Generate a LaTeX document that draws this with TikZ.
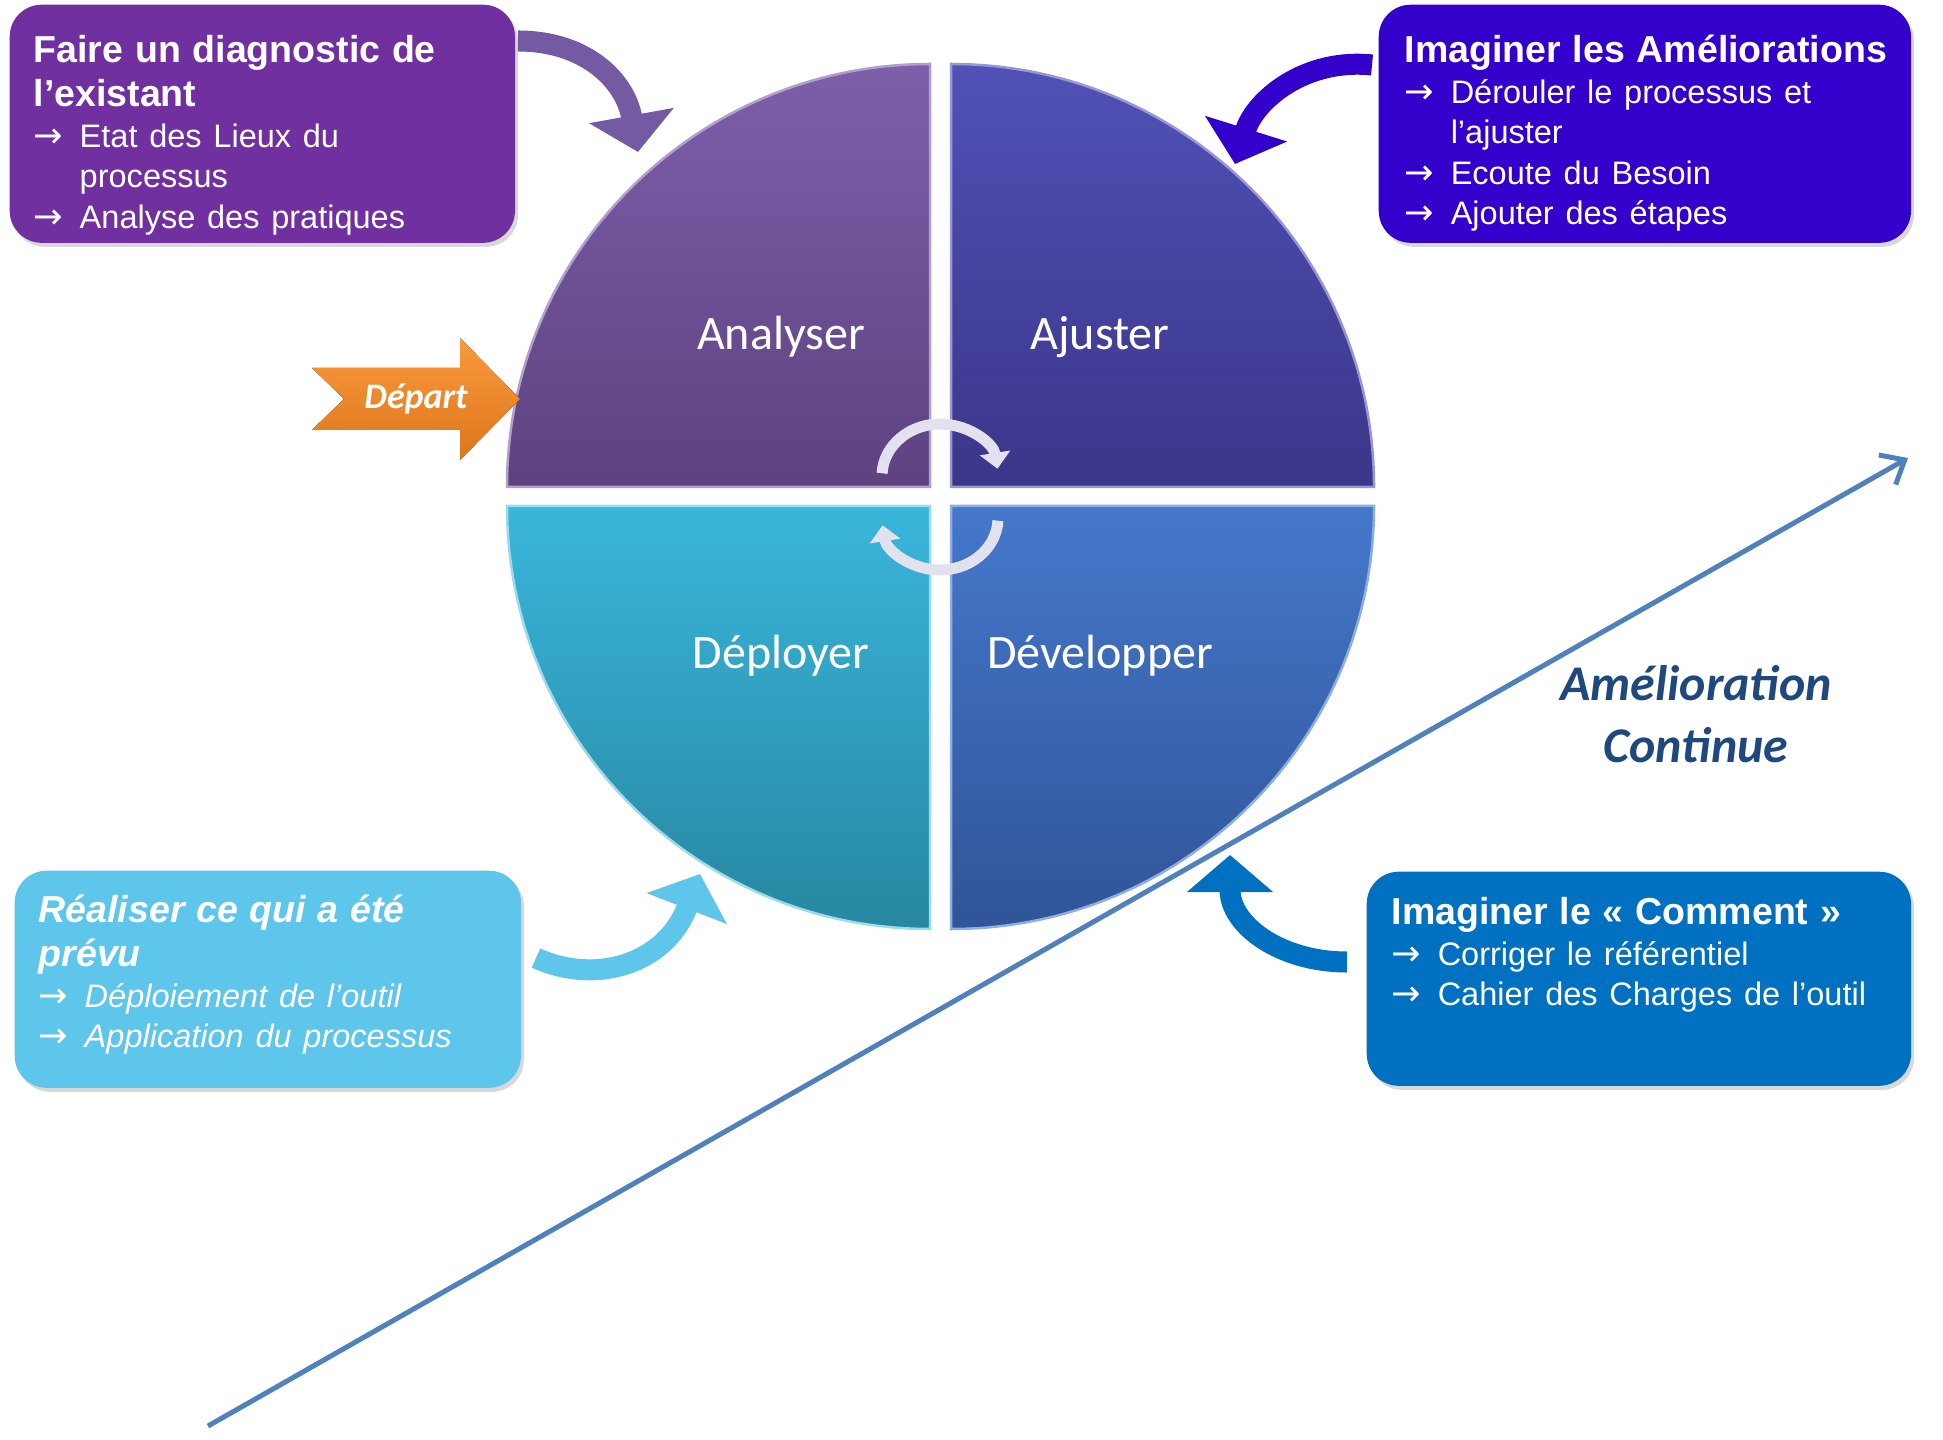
\documentclass[tikz,border=0pt]{standalone}
\usepackage{fontspec}
\setmainfont{Liberation Sans}
\newfontfamily\calibri{Carlito}
\newfontfamily\fleches{DejaVu Sans}
\usetikzlibrary{arrows.meta,shadows}
\setlength{\parindent}{0pt}
\definecolor{diagviolet}{HTML}{7030A0}
\definecolor{amelioindigo}{HTML}{3300CC}
\definecolor{realisciel}{HTML}{5EC5EB}
\definecolor{commentbleu}{HTML}{0070C0}
\definecolor{flecheviolet}{HTML}{7459A3}
\definecolor{analyserhaut}{HTML}{7D5FAA}
\definecolor{analyserbas}{HTML}{5D4280}
\definecolor{ajusterhaut}{HTML}{5151B7}
\definecolor{ajusterbas}{HTML}{3B3689}
\definecolor{deployerhaut}{HTML}{3AB6DB}
\definecolor{deployerbas}{HTML}{2787A1}
\definecolor{developperhaut}{HTML}{4578CB}
\definecolor{developperbas}{HTML}{305497}
\definecolor{departhaut}{HTML}{FA9A3C}
\definecolor{departbas}{HTML}{DE761C}
\definecolor{tourblanc}{HTML}{E4E1EE}
\definecolor{progbleu}{HTML}{4F81BD}
\definecolor{titrebleu}{HTML}{1F497D}
\newcommand{\titre}{\bfseries\fontsize{10.67}{12.52}\selectfont}
\newcommand{\puce}{\normalfont\fontsize{9.25}{11.52}\selectfont}
\newcommand{\amorce}{\rule{0pt}{0.30cm}}
\newcommand{\pointe}[1]{\par\noindent\hangindent=0.46cm\hangafter=1\makebox[0.46cm][l]{\fleches\upshape\fontsize{10}{10}\selectfont →}#1\par}

\begin{document}
\begin{tikzpicture}[x=0.01cm, y=-0.01cm,
    boite/.style={rectangle, rounded corners=0.32cm, anchor=north west, inner sep=0pt,
        drop shadow={opacity=0.3, shadow xshift=0.03cm, shadow yshift=-0.04cm}},
    texte/.style={anchor=north west, inner sep=0pt, text=white, align=left},
    etiq/.style={anchor=base, inner sep=0pt, text=white, font=\calibri\fontsize{13.66}{16}\selectfont},
    fleche/.style={line width=0.21cm, -{Triangle[width=0.84cm, length=0.37cm]}},
    rond/.style={line width=0.11cm, tourblanc, -{Triangle[width=0.30cm, length=0.16cm]}}]
    \path[use as bounding box, fill=white] (0,0) rectangle (1943,1440);

    % les quatre quarts
    \draw[top color=analyserhaut, bottom color=analyserbas, draw=analyserhaut!60!white, line width=0.025cm]
        (930,487) -- (507,487) arc[start angle=180, end angle=270, radius=423] -- cycle;
    \draw[top color=ajusterhaut, bottom color=ajusterbas, draw=ajusterhaut!60!white, line width=0.025cm]
        (951,487) -- (951,64) arc[start angle=270, end angle=360, radius=423] -- cycle;
    \draw[top color=developperhaut, bottom color=developperbas, draw=developperhaut!60!white, line width=0.025cm]
        (951,506) -- (1374,506) arc[start angle=0, end angle=90, radius=423] -- cycle;
    \draw[top color=deployerhaut, bottom color=deployerbas, draw=deployerhaut!50!white, line width=0.025cm]
        (930,506) -- (930,929) arc[start angle=90, end angle=180, radius=423] -- cycle;

    \node[etiq] (analyser) at (781,350) {Analyser};
    \node[etiq] (ajuster) at (1100,350) {Ajuster};
    \node[etiq] (deployer) at (781,669) {Déployer};
    \node[etiq] (developper) at (1100,669) {Développer};

    % fleches du centre
    \coordinate (centre) at (940,497);
    \draw[rond] (940,476) ++(183:58 and 52) arc[start angle=183, end angle=352, x radius=58, y radius=52];
    \draw[rond] (940,518) ++(3:58 and 52) arc[start angle=3, end angle=172, x radius=58, y radius=52];

    % les boites
    \node[boite, fill=diagviolet, minimum width=5.05cm, minimum height=2.38cm] (diag) at (9,4) {};
    \node[boite, fill=amelioindigo, minimum width=5.32cm, minimum height=2.38cm] (amelio) at (1378,4) {};
    \node[boite, fill=realisciel, minimum width=5.06cm, minimum height=2.17cm] (realis) at (14,870) {};
    \node[boite, fill=commentbleu, minimum width=5.44cm, minimum height=2.14cm] (comment) at (1366,871) {};

    \node[texte, text width=4.8cm] (diagtexte) at (33,32) {\titre\amorce Faire un diagnostic de\newline l’existant\par
        \puce\pointe{Etat des Lieux du\newline processus}\pointe{Analyse des pratiques}};
    \node[texte, text width=5.05cm] (ameliotexte) at (1404,32) {\titre\amorce Imaginer les Améliorations\par
        \puce\pointe{Dérouler le processus et\newline l’ajuster}\pointe{Ecoute du Besoin}\pointe{Ajouter des étapes}};
    \node[texte, text width=4.7cm] (realistexte) at (38,892) {\titre\itshape\amorce Réaliser ce qui a été\newline prévu\par
        \puce\itshape\pointe{Déploiement de l’outil}\pointe{Application du processus}};
    \node[texte, text width=5.05cm] (commenttexte) at (1391,894) {\titre\amorce Imaginer le « Comment »\par
        \puce\pointe{Corriger le référentiel}\pointe{Cahier des Charges de l’outil}};

    % fleches courbes
    \coordinate (d1) at (518,41);
    \coordinate (d2) at (638,152);
    \coordinate (a1) at (1372,65);
    \coordinate (a2) at (1235,164);
    \coordinate (r1) at (536,958);
    \coordinate (r2) at (700,874);
    \coordinate (c1) at (1347,962);
    \coordinate (c2) at (1230,855);
    \draw[fleche, flecheviolet] (d1) .. controls (585,41) and (625,80) .. (d2);
    \draw[fleche, amelioindigo] (a1) .. controls (1305,58) and (1255,100) .. (a2);
    \draw[fleche, realisciel] (r1) .. controls (595,985) and (665,965) .. (r2);
    \draw[fleche, commentbleu] (c1) .. controls (1280,962) and (1230,925) .. (c2);

    % depart
    \fill[top color=departhaut, bottom color=departbas] (312,368) -- (460,368) -- (460,338) -- (520,399)
        -- (460,460) -- (460,430) -- (312,430) -- (344,399) -- cycle;
    \node[font=\calibri\bfseries\itshape\fontsize{10.2}{12}\selectfont, text=white] (depart) at (416,399) {Départ};

    % amelioration continue
    \coordinate (progdebut) at (208,1426);
    \coordinate (progfin) at (1908,458);
    \draw[progbleu, line width=0.05cm, -{Straight Barb[length=0.2cm, width=0.34cm]}] (progdebut) -- (progfin);
    \node[font=\calibri\bfseries\itshape\fontsize{14.2}{17.64}\selectfont, text=titrebleu, text width=4cm,
        align=center, anchor=north, inner sep=0pt] (amelioration) at (1696,660) {\rule{0pt}{0.40cm}Amélioration\\Continue};
\end{tikzpicture}
\end{document}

^^^^^^^^^^^^^^^^

__Short problem__
Copy the material above exactly and drop the pictures.

__Exercise answer__
Generate a LaTeX document that draws this with TikZ.
\documentclass[tikz,border=0pt]{standalone}
\usepackage{fontspec}
\setmainfont{Liberation Sans}
\newfontfamily\calibri{Carlito}
\newfontfamily\fleches{DejaVu Sans}
\usetikzlibrary{arrows.meta,shadows}
\setlength{\parindent}{0pt}
\definecolor{diagviolet}{HTML}{7030A0}
\definecolor{amelioindigo}{HTML}{3300CC}
\definecolor{realisciel}{HTML}{5EC5EB}
\definecolor{commentbleu}{HTML}{0070C0}
\definecolor{flecheviolet}{HTML}{7459A3}
\definecolor{analyserhaut}{HTML}{7D5FAA}
\definecolor{analyserbas}{HTML}{5D4280}
\definecolor{ajusterhaut}{HTML}{5151B7}
\definecolor{ajusterbas}{HTML}{3B3689}
\definecolor{deployerhaut}{HTML}{3AB6DB}
\definecolor{deployerbas}{HTML}{2787A1}
\definecolor{developperhaut}{HTML}{4578CB}
\definecolor{developperbas}{HTML}{305497}
\definecolor{departhaut}{HTML}{FA9A3C}
\definecolor{departbas}{HTML}{DE761C}
\definecolor{tourblanc}{HTML}{E4E1EE}
\definecolor{progbleu}{HTML}{4F81BD}
\definecolor{titrebleu}{HTML}{1F497D}
\newcommand{\titre}{\bfseries\fontsize{10.67}{12.52}\selectfont}
\newcommand{\puce}{\normalfont\fontsize{9.25}{11.52}\selectfont}
\newcommand{\amorce}{\rule{0pt}{0.30cm}}
\newcommand{\pointe}[1]{\par\noindent\hangindent=0.46cm\hangafter=1\makebox[0.46cm][l]{\fleches\upshape\fontsize{10}{10}\selectfont →}#1\par}

\begin{document}
\begin{tikzpicture}[x=0.01cm, y=-0.01cm,
    boite/.style={rectangle, rounded corners=0.32cm, anchor=north west, inner sep=0pt,
        drop shadow={opacity=0.3, shadow xshift=0.03cm, shadow yshift=-0.04cm}},
    texte/.style={anchor=north west, inner sep=0pt, text=white, align=left},
    etiq/.style={anchor=base, inner sep=0pt, text=white, font=\calibri\fontsize{13.66}{16}\selectfont},
    fleche/.style={line width=0.21cm, -{Triangle[width=0.84cm, length=0.37cm]}},
    rond/.style={line width=0.11cm, tourblanc, -{Triangle[width=0.30cm, length=0.16cm]}}]
    \path[use as bounding box, fill=white] (0,0) rectangle (1943,1440);

    % les quatre quarts
    \draw[top color=analyserhaut, bottom color=analyserbas, draw=analyserhaut!60!white, line width=0.025cm]
        (930,487) -- (507,487) arc[start angle=180, end angle=270, radius=423] -- cycle;
    \draw[top color=ajusterhaut, bottom color=ajusterbas, draw=ajusterhaut!60!white, line width=0.025cm]
        (951,487) -- (951,64) arc[start angle=270, end angle=360, radius=423] -- cycle;
    \draw[top color=developperhaut, bottom color=developperbas, draw=developperhaut!60!white, line width=0.025cm]
        (951,506) -- (1374,506) arc[start angle=0, end angle=90, radius=423] -- cycle;
    \draw[top color=deployerhaut, bottom color=deployerbas, draw=deployerhaut!50!white, line width=0.025cm]
        (930,506) -- (930,929) arc[start angle=90, end angle=180, radius=423] -- cycle;

    \node[etiq] (analyser) at (781,350) {Analyser};
    \node[etiq] (ajuster) at (1100,350) {Ajuster};
    \node[etiq] (deployer) at (781,669) {Déployer};
    \node[etiq] (developper) at (1100,669) {Développer};

    % fleches du centre
    \coordinate (centre) at (940,497);
    \draw[rond] (940,476) ++(183:58 and 52) arc[start angle=183, end angle=352, x radius=58, y radius=52];
    \draw[rond] (940,518) ++(3:58 and 52) arc[start angle=3, end angle=172, x radius=58, y radius=52];

    % les boites
    \node[boite, fill=diagviolet, minimum width=5.05cm, minimum height=2.38cm] (diag) at (9,4) {};
    \node[boite, fill=amelioindigo, minimum width=5.32cm, minimum height=2.38cm] (amelio) at (1378,4) {};
    \node[boite, fill=realisciel, minimum width=5.06cm, minimum height=2.17cm] (realis) at (14,870) {};
    \node[boite, fill=commentbleu, minimum width=5.44cm, minimum height=2.14cm] (comment) at (1366,871) {};

    \node[texte, text width=4.8cm] (diagtexte) at (33,32) {\titre\amorce Faire un diagnostic de\newline l’existant\par
        \puce\pointe{Etat des Lieux du\newline processus}\pointe{Analyse des pratiques}};
    \node[texte, text width=5.05cm] (ameliotexte) at (1404,32) {\titre\amorce Imaginer les Améliorations\par
        \puce\pointe{Dérouler le processus et\newline l’ajuster}\pointe{Ecoute du Besoin}\pointe{Ajouter des étapes}};
    \node[texte, text width=4.7cm] (realistexte) at (38,892) {\titre\itshape\amorce Réaliser ce qui a été\newline prévu\par
        \puce\itshape\pointe{Déploiement de l’outil}\pointe{Application du processus}};
    \node[texte, text width=5.05cm] (commenttexte) at (1391,894) {\titre\amorce Imaginer le « Comment »\par
        \puce\pointe{Corriger le référentiel}\pointe{Cahier des Charges de l’outil}};

    % fleches courbes
    \coordinate (d1) at (518,41);
    \coordinate (d2) at (638,152);
    \coordinate (a1) at (1372,65);
    \coordinate (a2) at (1235,164);
    \coordinate (r1) at (536,958);
    \coordinate (r2) at (700,874);
    \coordinate (c1) at (1347,962);
    \coordinate (c2) at (1230,855);
    \draw[fleche, flecheviolet] (d1) .. controls (585,41) and (625,80) .. (d2);
    \draw[fleche, amelioindigo] (a1) .. controls (1305,58) and (1255,100) .. (a2);
    \draw[fleche, realisciel] (r1) .. controls (595,985) and (665,965) .. (r2);
    \draw[fleche, commentbleu] (c1) .. controls (1280,962) and (1230,925) .. (c2);

    % depart
    \fill[top color=departhaut, bottom color=departbas] (312,368) -- (460,368) -- (460,338) -- (520,399)
        -- (460,460) -- (460,430) -- (312,430) -- (344,399) -- cycle;
    \node[font=\calibri\bfseries\itshape\fontsize{10.2}{12}\selectfont, text=white] (depart) at (416,399) {Départ};

    % amelioration continue
    \coordinate (progdebut) at (208,1426);
    \coordinate (progfin) at (1908,458);
    \draw[progbleu, line width=0.05cm, -{Straight Barb[length=0.2cm, width=0.34cm]}] (progdebut) -- (progfin);
    \node[font=\calibri\bfseries\itshape\fontsize{14.2}{17.64}\selectfont, text=titrebleu, text width=4cm,
        align=center, anchor=north, inner sep=0pt] (amelioration) at (1696,660) {\rule{0pt}{0.40cm}Amélioration\\Continue};
\end{tikzpicture}
\end{document}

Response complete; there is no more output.